Extract every line that contains the word "Convert".

=== INFORMATION SUPPLIED ===

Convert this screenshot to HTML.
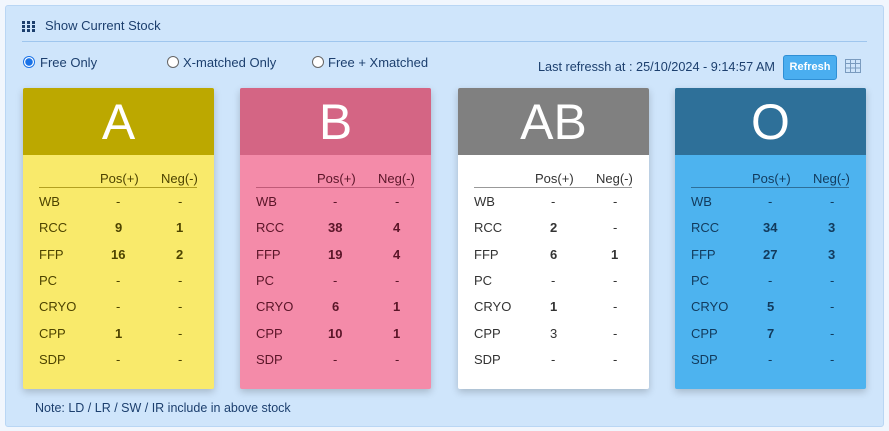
<!DOCTYPE html>
<html><head><meta charset="utf-8"><style>
*{margin:0;padding:0;box-sizing:border-box}
body{width:889px;height:431px;background:#f1f6fd;font-family:"Liberation Sans",sans-serif;position:relative;overflow:hidden}
.panel{position:absolute;left:5px;top:5px;width:879px;height:422px;background:#cfe5fb;border:1px solid #b9d6f4;border-radius:3px}
.t{position:absolute;font-size:13px;color:#1c3f6e;white-space:nowrap}
.card{position:absolute;top:88px;width:191px;height:301px;box-shadow:0 3px 8px rgba(0,0,0,.2);border-radius:2px;overflow:hidden}
.hd{height:67px;color:#fff;font-size:50px;text-align:center;line-height:68px}
.c{position:absolute;font-size:13px;white-space:nowrap}
.line{position:absolute;left:16px;width:158px;top:99px;height:1px}
.radio{position:absolute;width:12px;height:12px;border-radius:50%;border:1px solid #666;background:#fff;top:56px}
</style></head><body>
<div class="panel"></div>
<svg style="position:absolute;left:22px;top:21px" width="13" height="11"><g fill="#1c3f6e"><rect x="0" y="0" width="3" height="3"/><rect x="5" y="0" width="3" height="3"/><rect x="10" y="0" width="3" height="3"/><rect x="0" y="4" width="3" height="3"/><rect x="5" y="4" width="3" height="3"/><rect x="10" y="4" width="3" height="3"/><rect x="0" y="8" width="3" height="3"/><rect x="5" y="8" width="3" height="3"/><rect x="10" y="8" width="3" height="3"/></g></svg>
<div class="t" style="left:45px;top:18px">Show Current Stock</div>
<div style="position:absolute;left:22px;top:41px;width:845px;height:1px;background:#9fc6ee"></div>
<div class="radio" style="left:23px;border:1px solid #1a73e8;background:radial-gradient(circle,#1a73e8 3.5px,#fff 4px)"></div>
<div class="t" style="left:40px;top:55px">Free Only</div>
<div class="radio" style="left:167px"></div>
<div class="t" style="left:183px;top:55px">X-matched Only</div>
<div class="radio" style="left:312px"></div>
<div class="t" style="left:328px;top:55px">Free + Xmatched</div>
<div class="t" style="left:538px;top:60px;font-size:12.7px">Last refressh at : 25/10/2024 - 9:14:57 AM</div>
<div style="position:absolute;left:783px;top:55px;width:54px;height:25px;background:#4aaef0;border:1px solid #2f8fd5;border-radius:3px;color:#fff;font-size:11px;font-weight:bold;text-align:center;line-height:23px">Refresh</div>
<svg style="position:absolute;left:845px;top:59px" width="16" height="14"><rect x=".5" y=".5" width="15" height="13" fill="#cfe5fb" stroke="#7a9bbf"/><path d="M0.5 4.5H15.5M0.5 9H15.5M5.5 0.5V13.5M10.5 0.5V13.5" stroke="#7a9bbf"/></svg>

<div class="card" style="left:23px;background:#f9ea6b;color:#4d4300"><div class="hd" style="background:#bca800">A</div>
<div class="c" style="left:77px;top:83px">Pos(+)</div><div class="c" style="left:138px;top:83px">Neg(-)</div><div class="line" style="background:#b3a020"></div>
<div class="c" style="left:16px;top:106px">WB</div><div class="c" style="left:93px;top:106px">-</div><div class="c" style="left:155px;top:106px">-</div>
<div class="c" style="left:16px;top:132px">RCC</div><div class="c" style="left:92px;top:132px;font-weight:bold">9</div><div class="c" style="left:153px;top:132px;font-weight:bold">1</div>
<div class="c" style="left:16px;top:159px">FFP</div><div class="c" style="left:88px;top:159px;font-weight:bold">16</div><div class="c" style="left:153px;top:159px;font-weight:bold">2</div>
<div class="c" style="left:16px;top:185px">PC</div><div class="c" style="left:93px;top:185px">-</div><div class="c" style="left:155px;top:185px">-</div>
<div class="c" style="left:16px;top:211px">CRYO</div><div class="c" style="left:93px;top:211px">-</div><div class="c" style="left:155px;top:211px">-</div>
<div class="c" style="left:16px;top:238px">CPP</div><div class="c" style="left:92px;top:238px;font-weight:bold">1</div><div class="c" style="left:155px;top:238px">-</div>
<div class="c" style="left:16px;top:264px">SDP</div><div class="c" style="left:93px;top:264px">-</div><div class="c" style="left:155px;top:264px">-</div>
</div>

<div class="card" style="left:240px;background:#f48ba9;color:#5a1528"><div class="hd" style="background:#d46584">B</div>
<div class="c" style="left:77px;top:83px">Pos(+)</div><div class="c" style="left:138px;top:83px">Neg(-)</div><div class="line" style="background:#c05a78"></div>
<div class="c" style="left:16px;top:106px">WB</div><div class="c" style="left:93px;top:106px">-</div><div class="c" style="left:155px;top:106px">-</div>
<div class="c" style="left:16px;top:132px">RCC</div><div class="c" style="left:88px;top:132px;font-weight:bold">38</div><div class="c" style="left:153px;top:132px;font-weight:bold">4</div>
<div class="c" style="left:16px;top:159px">FFP</div><div class="c" style="left:88px;top:159px;font-weight:bold">19</div><div class="c" style="left:153px;top:159px;font-weight:bold">4</div>
<div class="c" style="left:16px;top:185px">PC</div><div class="c" style="left:93px;top:185px">-</div><div class="c" style="left:155px;top:185px">-</div>
<div class="c" style="left:16px;top:211px">CRYO</div><div class="c" style="left:92px;top:211px;font-weight:bold">6</div><div class="c" style="left:153px;top:211px;font-weight:bold">1</div>
<div class="c" style="left:16px;top:238px">CPP</div><div class="c" style="left:88px;top:238px;font-weight:bold">10</div><div class="c" style="left:153px;top:238px;font-weight:bold">1</div>
<div class="c" style="left:16px;top:264px">SDP</div><div class="c" style="left:93px;top:264px">-</div><div class="c" style="left:155px;top:264px">-</div>
</div>

<div class="card" style="left:458px;background:#fff;color:#333"><div class="hd" style="background:#808080">AB</div>
<div class="c" style="left:77px;top:83px">Pos(+)</div><div class="c" style="left:138px;top:83px">Neg(-)</div><div class="line" style="background:#999"></div>
<div class="c" style="left:16px;top:106px">WB</div><div class="c" style="left:93px;top:106px">-</div><div class="c" style="left:155px;top:106px">-</div>
<div class="c" style="left:16px;top:132px">RCC</div><div class="c" style="left:92px;top:132px;font-weight:bold">2</div><div class="c" style="left:155px;top:132px">-</div>
<div class="c" style="left:16px;top:159px">FFP</div><div class="c" style="left:92px;top:159px;font-weight:bold">6</div><div class="c" style="left:153px;top:159px;font-weight:bold">1</div>
<div class="c" style="left:16px;top:185px">PC</div><div class="c" style="left:93px;top:185px">-</div><div class="c" style="left:155px;top:185px">-</div>
<div class="c" style="left:16px;top:211px">CRYO</div><div class="c" style="left:92px;top:211px;font-weight:bold">1</div><div class="c" style="left:155px;top:211px">-</div>
<div class="c" style="left:16px;top:238px">CPP</div><div class="c" style="left:92px;top:238px">3</div><div class="c" style="left:155px;top:238px">-</div>
<div class="c" style="left:16px;top:264px">SDP</div><div class="c" style="left:93px;top:264px">-</div><div class="c" style="left:155px;top:264px">-</div>
</div>

<div class="card" style="left:675px;background:#4db3ef;color:#123a5c"><div class="hd" style="background:#2e7099">O</div>
<div class="c" style="left:77px;top:83px">Pos(+)</div><div class="c" style="left:138px;top:83px">Neg(-)</div><div class="line" style="background:#2e6f99"></div>
<div class="c" style="left:16px;top:106px">WB</div><div class="c" style="left:93px;top:106px">-</div><div class="c" style="left:155px;top:106px">-</div>
<div class="c" style="left:16px;top:132px">RCC</div><div class="c" style="left:88px;top:132px;font-weight:bold">34</div><div class="c" style="left:153px;top:132px;font-weight:bold">3</div>
<div class="c" style="left:16px;top:159px">FFP</div><div class="c" style="left:88px;top:159px;font-weight:bold">27</div><div class="c" style="left:153px;top:159px;font-weight:bold">3</div>
<div class="c" style="left:16px;top:185px">PC</div><div class="c" style="left:93px;top:185px">-</div><div class="c" style="left:155px;top:185px">-</div>
<div class="c" style="left:16px;top:211px">CRYO</div><div class="c" style="left:92px;top:211px;font-weight:bold">5</div><div class="c" style="left:155px;top:211px">-</div>
<div class="c" style="left:16px;top:238px">CPP</div><div class="c" style="left:92px;top:238px;font-weight:bold">7</div><div class="c" style="left:155px;top:238px">-</div>
<div class="c" style="left:16px;top:264px">SDP</div><div class="c" style="left:93px;top:264px">-</div><div class="c" style="left:155px;top:264px">-</div>
</div>

<div class="t" style="left:35px;top:401px;font-size:12.5px">Note: LD / LR / SW / IR include in above stock</div>
</body></html>
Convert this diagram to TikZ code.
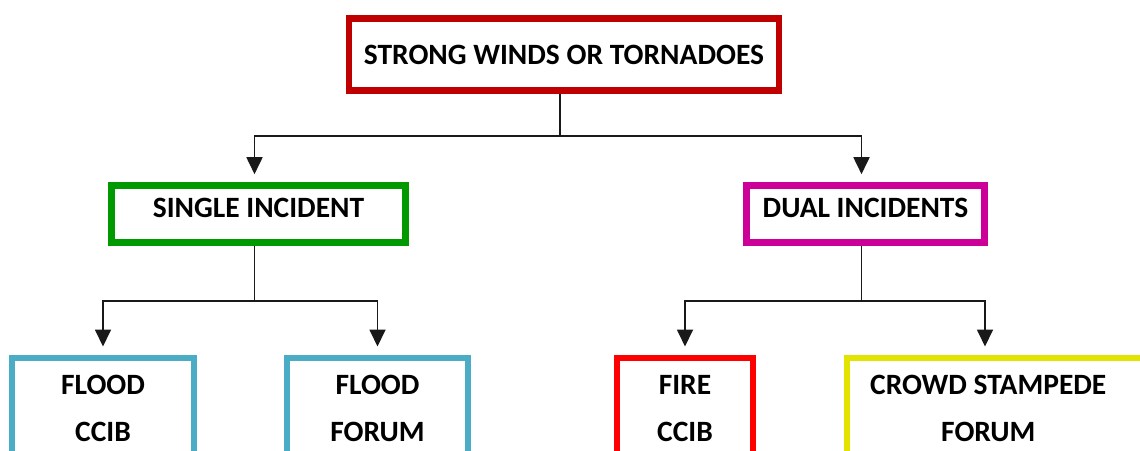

===

* TASK RESULT *
Convert this screenshot to HTML.
Convert this diagram to TikZ code.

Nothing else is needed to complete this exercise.